Monday, March 15, 2010

Above and Beyond

Urban Cynic is trying to help me blog every day by giving me topics to choose from. I ended up failing yesterday, because I got caught up with doing housework and laundry, and then drove almost to Kentucky with my son so he could meet his girlfriend on her way back from Tennessee. And I'm about to partially fail today, because the topic I chose is 'the nicest thing anyone has ever done' for me, but I'm stealing a story I wrote two years ago at Myspace.

My father passed away after suffering from a massive stroke on March 11, 2007. Because he went so quickly and unexpectedly, I was haunted by his death and by questions about whether we did everything we could.
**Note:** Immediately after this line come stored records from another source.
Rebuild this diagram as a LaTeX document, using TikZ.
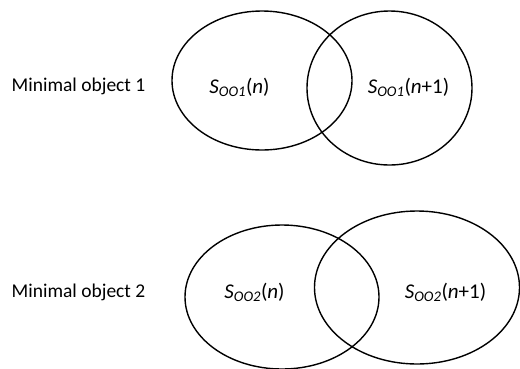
\documentclass[tikz,border=0pt]{standalone}
\usepackage{fontspec}
\setmainfont{Carlito}
\begin{document}
\begin{tikzpicture}[x=1pt,y=-1pt,
  setline/.style={draw=black,line width=1.4pt},
  lbl/.style={inner sep=0pt,font=\fontsize{19.5}{22}\selectfont},
  settext/.style={inner sep=0pt,font=\fontsize{21}{24}\selectfont}]
\useasboundingbox (0,0) rectangle (520,368);
\draw[setline] (262,80.5) ellipse [x radius=90,y radius=69.5];
\draw[setline] (389.5,88) ellipse [x radius=82.5,y radius=77];
\draw[setline] (282,297) ellipse [x radius=97,y radius=72];
\draw[setline] (417,287.5) ellipse [x radius=102.5,y radius=76.5];
\node[lbl,anchor=west] (m1) at (11.5,86) {Minimal object 1};
\node[lbl,anchor=west] (m2) at (11.5,292) {Minimal object 2};
\node[settext] (a) at (239.5,87) {\textit{S}\textsubscript{\itshape OO1}(\textit{n})};
\node[settext] (b) at (408.5,87) {\textit{S}\textsubscript{\itshape OO1}(\textit{n}+1)};
\node[settext] (c) at (254.5,292) {\textit{S}\textsubscript{\itshape OO2}(\textit{n})};
\node[settext] (d) at (445.5,292) {\textit{S}\textsubscript{\itshape OO2}(\textit{n}+1)};
\end{tikzpicture}
\end{document}
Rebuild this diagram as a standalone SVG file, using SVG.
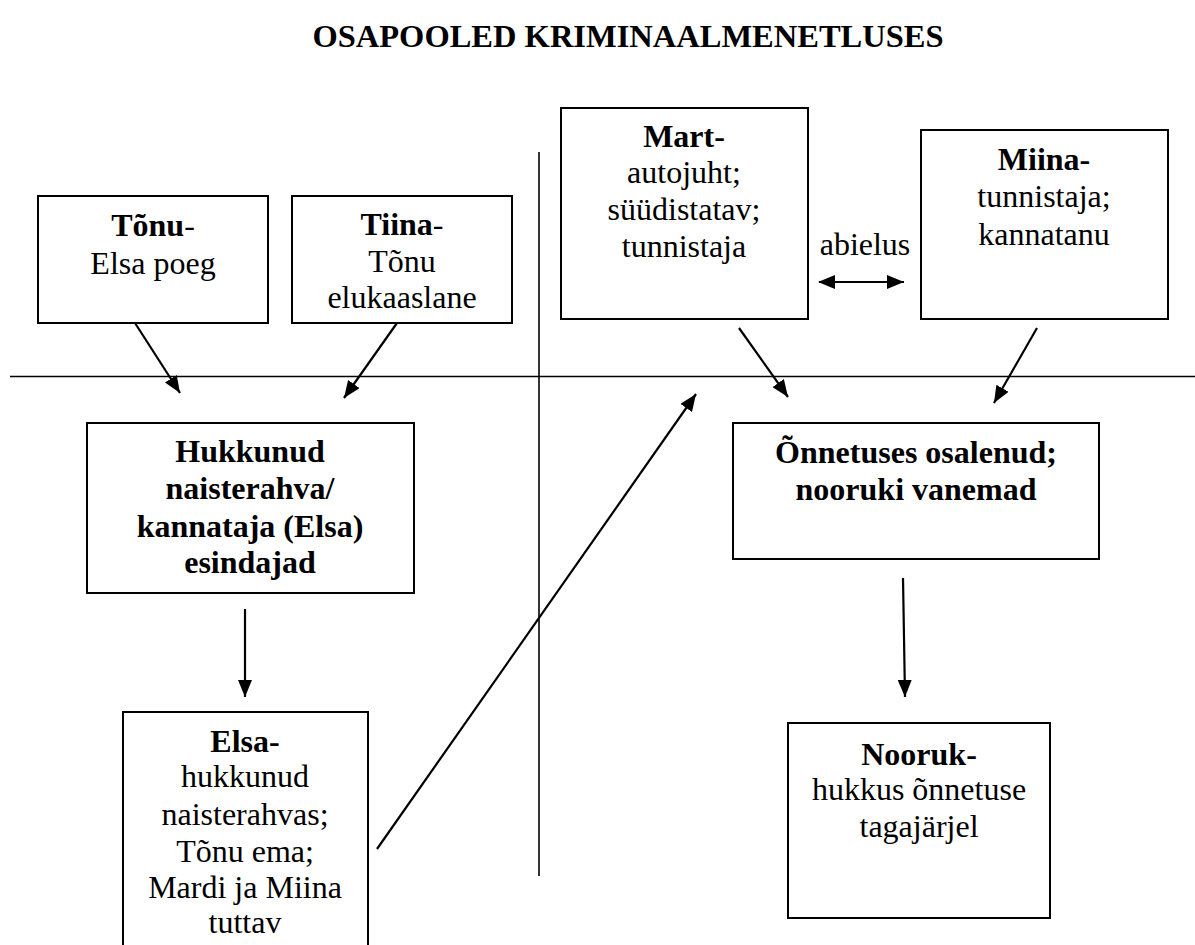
<svg xmlns="http://www.w3.org/2000/svg" width="1195" height="945" viewBox="0 0 1195 945">
<style>
.box{fill:#fff;stroke:#000;stroke-width:2}
.axis{stroke:#000;stroke-width:1.6;fill:none}
.arr{stroke:#000;stroke-width:2.2;fill:none;marker-end:url(#ah)}
</style>
<defs>
<marker id="ah" markerUnits="userSpaceOnUse" markerWidth="18" markerHeight="14" refX="17" refY="7" orient="auto">
<path d="M0,0 L17,7 L0,14 Z" fill="#000"/>
</marker>
<marker id="ahs" markerUnits="userSpaceOnUse" markerWidth="18" markerHeight="14" refX="1" refY="7" orient="auto">
<path d="M17,0 L0,7 L17,14 Z" fill="#000"/>
</marker>
</defs>
<rect width="1195" height="945" fill="#fff"/>
<g font-family="Liberation Serif, Times New Roman, serif" font-size="32" text-anchor="middle" fill="#000">
<text id="title" x="628" y="47" font-size="32.5" font-weight="bold">OSAPOOLED KRIMINAALMENETLUSES</text>

<g id="axes">
<line class="axis" x1="10" y1="376.5" x2="1195" y2="376.5"/>
<line class="axis" x1="539" y1="152" x2="539" y2="876"/>
</g>

<g id="connectors">
<line class="arr" x1="135" y1="323" x2="180" y2="393"/>
<line class="arr" x1="397" y1="323" x2="344" y2="398"/>
<line class="arr" x1="739" y1="328" x2="788" y2="397"/>
<line class="arr" x1="1037" y1="328" x2="994" y2="403"/>
<line class="arr" x1="245" y1="609" x2="245" y2="697"/>
<line class="arr" x1="903" y1="578" x2="905" y2="697"/>
<line class="arr" x1="377" y1="849" x2="696" y2="394"/>
<line stroke="#000" stroke-width="2.2" x1="819" y1="282" x2="904" y2="282" marker-start="url(#ahs)" marker-end="url(#ah)"/>
<text x="865" y="255">abielus</text>
</g>

<g id="tonu">
<rect class="box" x="38" y="196" width="230" height="127"/>
<text x="153" y="236"><tspan font-weight="bold">Tõnu</tspan>-</text>
<text x="153" y="274">Elsa poeg</text>
</g>

<g id="tiina">
<rect class="box" x="292" y="196" width="220" height="127"/>
<text x="402" y="235"><tspan font-weight="bold">Tiina</tspan>-</text>
<text x="402" y="272">Tõnu</text>
<text x="402" y="308">elukaaslane</text>
</g>

<g id="mart">
<rect class="box" x="561" y="108" width="247" height="211"/>
<text x="684" y="147" font-weight="bold">Mart-</text>
<text x="684" y="183">autojuht;</text>
<text x="684" y="220">süüdistatav;</text>
<text x="684" y="257">tunnistaja</text>
</g>

<g id="miina">
<rect class="box" x="921" y="130" width="247" height="189"/>
<text x="1044" y="170" font-weight="bold">Miina-</text>
<text x="1044" y="207">tunnistaja;</text>
<text x="1044" y="245">kannatanu</text>
</g>

<g id="hukkunud" font-weight="bold">
<rect class="box" x="87" y="423" width="327" height="170"/>
<text x="250" y="462">Hukkunud</text>
<text x="250" y="499">naisterahva/</text>
<text x="250" y="537">kannataja (Elsa)</text>
<text x="250" y="573">esindajad</text>
</g>

<g id="onnetuses" font-weight="bold">
<rect class="box" x="733" y="423" width="366" height="136"/>
<text x="916" y="463">Õnnetuses osalenud;</text>
<text x="916" y="500">nooruki vanemad</text>
</g>

<g id="elsa">
<path class="box" d="M123,950 L123,712 L368,712 L368,950"/>
<text x="245" y="752" font-weight="bold">Elsa-</text>
<text x="245" y="787">hukkunud</text>
<text x="245" y="825">naisterahvas;</text>
<text x="245" y="862">Tõnu ema;</text>
<text x="245" y="898">Mardi ja Miina</text>
<text x="245" y="933">tuttav</text>
</g>

<g id="nooruk">
<rect class="box" x="788" y="723" width="262" height="195"/>
<text x="919" y="765" font-weight="bold">Nooruk-</text>
<text x="919" y="800">hukkus õnnetuse</text>
<text x="919" y="837">tagajärjel</text>
</g>
</g>
</svg>
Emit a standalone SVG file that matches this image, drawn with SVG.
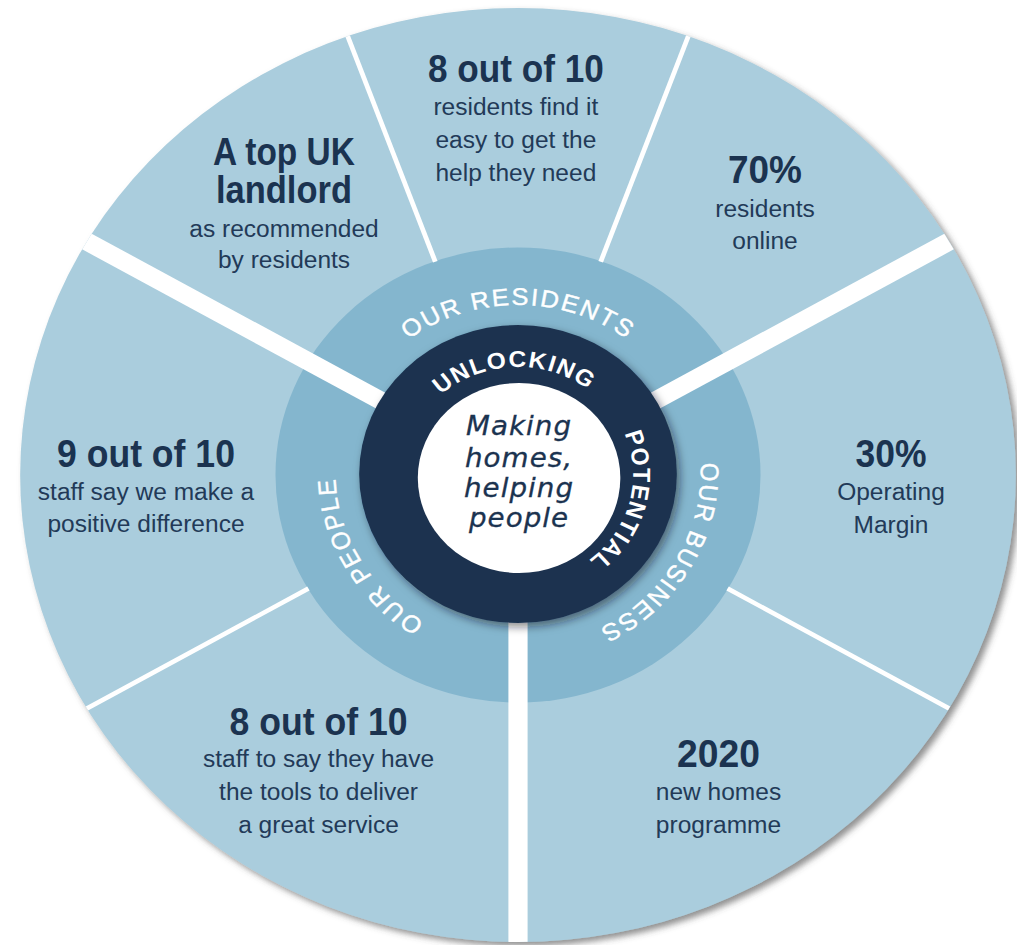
<svg xmlns="http://www.w3.org/2000/svg" width="1017" height="945" viewBox="0 0 1017 945">
<defs>
  <filter id="outerShadow" x="-10%" y="-10%" width="125%" height="125%">
    <feDropShadow dx="4" dy="4" stdDeviation="3" flood-color="#4a4a4a" flood-opacity="0.6"/>
  </filter>
  <filter id="hubShadow" x="-25%" y="-25%" width="150%" height="150%">
    <feDropShadow dx="3" dy="4" stdDeviation="4" flood-color="#0a1422" flood-opacity="0.5"/>
  </filter>
  <clipPath id="discClip"><circle cx="518" cy="475" r="467"/></clipPath>
  <path id="pRes" d="M518,645 A170,170 0 1,1 518,305 A170,170 0 1,1 518,645"/>
  <path id="pBus" d="M370.8,390 A170,170 0 1,1 665.2,560 A170,170 0 1,1 370.8,390"/>
  <path id="pPeo" d="M665.2,390 A170,170 0 1,1 370.8,560 A170,170 0 1,1 665.2,390"/>
  <path id="pUnl" d="M521.8,582.9 A107,107 0 1,1 514.2,367.1 A107,107 0 1,1 521.8,582.9"/>
  <path id="pPot" d="M413.7,447 A107,107 0 1,1 622.3,503 A107,107 0 1,1 413.7,447"/>
</defs>
<style>
  .stat-h { font-family: "Liberation Sans", Arial, sans-serif; font-weight: bold; font-size: 38px; fill: #1b3350; text-anchor: middle; }
  .stat-b { font-family: "Liberation Sans", Arial, sans-serif; font-size: 23px; fill: #223a58; text-anchor: middle; }
  .ring { font-family: "Liberation Sans", Arial, sans-serif; font-size: 24px; fill: #ffffff; stroke: #ffffff; stroke-width: 0.4px; letter-spacing: 1.8px; }
  .hub { font-family: "Liberation Sans", Arial, sans-serif; font-weight: bold; font-size: 23px; fill: #ffffff; letter-spacing: 1.3px; }
  .motto { font-family: "DejaVu Sans", sans-serif; font-style: italic; font-size: 26px; fill: #1b3350; stroke: #1b3350; stroke-width: 0.3px; text-anchor: middle; letter-spacing: 1px; }
  .thin { stroke: #ffffff; stroke-width: 4.5; }
  .thick { stroke: #ffffff; stroke-width: 18; }
</style>
<rect width="1017" height="945" fill="#ffffff"/>
<g transform="translate(518 0) scale(1.066 1) translate(-518 0)">
  <g id="disc">
    <circle cx="518" cy="475" r="467" fill="#aacddd" filter="url(#outerShadow)"/>
    <circle cx="518" cy="475" r="227.5" fill="#84b6ce"/>
  </g>
  <g id="connectors" clip-path="url(#discClip)">
    <line class="thin" x1="440.4" y1="261.7" x2="353.8" y2="23.9"/>
    <line class="thin" x1="595.6" y1="261.7" x2="682.2" y2="23.9"/>
    <line class="thin" x1="321.4" y1="588.5" x2="102.3" y2="715"/>
    <line class="thin" x1="714.6" y1="588.5" x2="933.7" y2="715"/>
    <line class="thick" x1="396.8" y1="405" x2="102.3" y2="235"/>
    <line class="thick" x1="639.2" y1="405" x2="933.7" y2="235"/>
    <line class="thick" x1="518" y1="615" x2="518" y2="955"/>
  </g>
  <g id="ring-residents">
    <text class="ring"><textPath href="#pRes" startOffset="50%" text-anchor="middle">OUR RESIDENTS</textPath></text>
  </g>
  <g id="ring-business">
    <text class="ring"><textPath href="#pBus" startOffset="50%" text-anchor="middle">OUR BUSINESS</textPath></text>
  </g>
  <g id="ring-people">
    <text class="ring"><textPath href="#pPeo" startOffset="50%" text-anchor="middle">OUR PEOPLE</textPath></text>
  </g>
  <g id="center-hub">
    <circle cx="518" cy="474" r="149" fill="#1b3350" filter="url(#hubShadow)"/>
    <circle cx="519" cy="478" r="95" fill="#ffffff"/>
    <text class="hub"><textPath href="#pUnl" startOffset="50%" text-anchor="middle">UNLOCKING</textPath></text>
    <text class="hub"><textPath href="#pPot" startOffset="50%" text-anchor="middle">POTENTIAL</textPath></text>
    <text class="motto" x="519" y="435">Making</text>
    <text class="motto" x="519" y="467">homes,</text>
    <text class="motto" x="519" y="497">helping</text>
    <text class="motto" x="519" y="527">people</text>
  </g>
  <g id="stat-landlord">
    <text class="stat-h" x="298.5" y="165" textLength="133" lengthAdjust="spacingAndGlyphs">A top UK</text>
    <text class="stat-h" x="298.5" y="203" textLength="127.5" lengthAdjust="spacingAndGlyphs">landlord</text>
    <text class="stat-b" x="298.5" y="237">as recommended</text>
    <text class="stat-b" x="298.5" y="268">by residents</text>
  </g>
  <g id="stat-help">
    <text class="stat-h" x="516" y="82" textLength="165" lengthAdjust="spacingAndGlyphs">8 out of 10</text>
    <text class="stat-b" x="516" y="115">residents find it</text>
    <text class="stat-b" x="516" y="148">easy to get the</text>
    <text class="stat-b" x="516" y="181">help they need</text>
  </g>
  <g id="stat-online">
    <text class="stat-h" x="749.7" y="183" textLength="69.4" lengthAdjust="spacingAndGlyphs">70%</text>
    <text class="stat-b" x="749.7" y="217">residents</text>
    <text class="stat-b" x="749.7" y="249">online</text>
  </g>
  <g id="stat-difference">
    <text class="stat-h" x="169" y="467" textLength="167" lengthAdjust="spacingAndGlyphs">9 out of 10</text>
    <text class="stat-b" x="169" y="500">staff say we make a</text>
    <text class="stat-b" x="169" y="532">positive difference</text>
  </g>
  <g id="stat-margin">
    <text class="stat-h" x="867.9" y="467" textLength="66.6" lengthAdjust="spacingAndGlyphs">30%</text>
    <text class="stat-b" x="867.9" y="500">Operating</text>
    <text class="stat-b" x="867.9" y="533">Margin</text>
  </g>
  <g id="stat-tools">
    <text class="stat-h" x="330.9" y="735" textLength="167" lengthAdjust="spacingAndGlyphs">8 out of 10</text>
    <text class="stat-b" x="330.9" y="767">staff to say they have</text>
    <text class="stat-b" x="330.9" y="800">the tools to deliver</text>
    <text class="stat-b" x="330.9" y="833">a great service</text>
  </g>
  <g id="stat-homes">
    <text class="stat-h" x="706.1" y="767" textLength="77.9" lengthAdjust="spacingAndGlyphs">2020</text>
    <text class="stat-b" x="706.1" y="800">new homes</text>
    <text class="stat-b" x="706.1" y="833">programme</text>
  </g>
</g>
</svg>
Almost one full year later, my youngest son began losing the use of his legs, and doctors discovered that he had a blood clot pushing against the nerves in his spine. He underwent emergency surgery to remove the clot at the same hospital where my father died. My son's surgeon was phenomenal. Talk about a good bedside manner! He was the kindest doctor I've ever met, and I will forever be grateful to him not only for literally saving my son from paralysis, but for figuratively saving me from it as well. Here's the story:

It was one year ago today that my dad had his stroke. I might not have remembered it if I hadn't spent the afternoon at the hospital where he died.

For a whole year, I've been pretty haunted by my dad's death. Second-guessing everything, including whether we should have opted for surgery. I think my misgivings were caused by the fact that I was never there when the doctor spoke to the rest of the family.

So today, when [my son] had an appointment with the neurosurgeon who operated on him, I decided to ask for his opinion. I have to tell you what an exceptional guy Dr. Bellew is - intelligent and good at what he does, with an aura of calm assurance and an uncanny ability to connect with people.

I said, "Can I ask you an unrelated question?"

He said, "Sure."

So I explained the situation with my dad, and told him that what bothered me most was that in a life or death situation, my dad would have fought for my life, but I didn't feel I had fought for his. And do you know what his answer was? He said, "I can look at the films with you, and let you know what I think."

So he led me down corridors to a room with computers, where all the films are archived for who knows how long. He typed in my dad's name. Dad had a lot of films, some of them from years ago. It was like seeing some weird kind of history of his body. Dr. Bellew pulled up the CT scan - 2007/03/11, 16:36. It was pretty freaky - a year ago almost to the minute. He took me through the complete scan. Pointed out every detail, including the line that indicated pressure squeezing against the opposite hemisphere of the brain, and all the dark area which clearly indicated that my father would never, ever have been the same person, even with surgery.

That's how Dr. Bellew performed brain surgery on me today. Since I was sired by a guy from Missouri, I guess someone just had to 'show me.'

6 comments:

Urban Cynic said...

Thank you for sharing your story - I'm also glad having a choice of things to write about is helping.

Here are your 2 choices for today:

1) What was the worst present you ever received (yes, I know it's the thought that counts but you also know there was one!)
2) If could go back to any period in history - where would you go &why?

Propoquerian said...

what an incredible story. it really shows there is no right or wrong way to go about grief. some might have stopped you in your tracks and said "dont look at the slides!" because, by chance, you may have found yourself feeling much worse. but by chance, you ended up relieving yourself of possibly a lifetime of grief. what does this teach us? sometimes we should indulge our itching curiosities? i dont know that it teaches us anything. it was just a chance, but one i think you deserved :) thank you for sharing this

MauritaMason said...

UC, thank YOU! I think I'll do both.

Propoquerian, I'm all for indulging my itching curiosities - though it's somtimes gotten me into trouble! Thanks for reading.

Simon said...

I’m in agreement with Propoquerian on this. You regretted not being with your father when he died suddenly and unexpectedly: when my father died, seven years ago, I was living with him, and I can assure you that dying of a progressively deteriorating heart condition over a period of a year, and that left his almost bedridden for the last few weeks, was not a pleasant situation for him, for me, or for my mother. I’m very much someone who believes in quality of life being more important than longevity.

I suspect that people have a built-in tendency to feel guilt ‘by default’ in circumstances like yours. As you were luckily to discover, there is no reason to automatically assume that’s the case. I’m glad you resolved that.

countrygirl005 said...

I think I remember mom telling me about this, or maybe reading it somewhere, but thank you for sharing it again. I have been thinking of grandpa a lot lately. Especially when all of these great things are happening. I just want to share them with him, and show him my house and I really wished he could have been at my graduation. :( but I know he's been watching over all of us :)

Marie said...

WHOA. My dad passed away from skin cancer on March 14, 2007!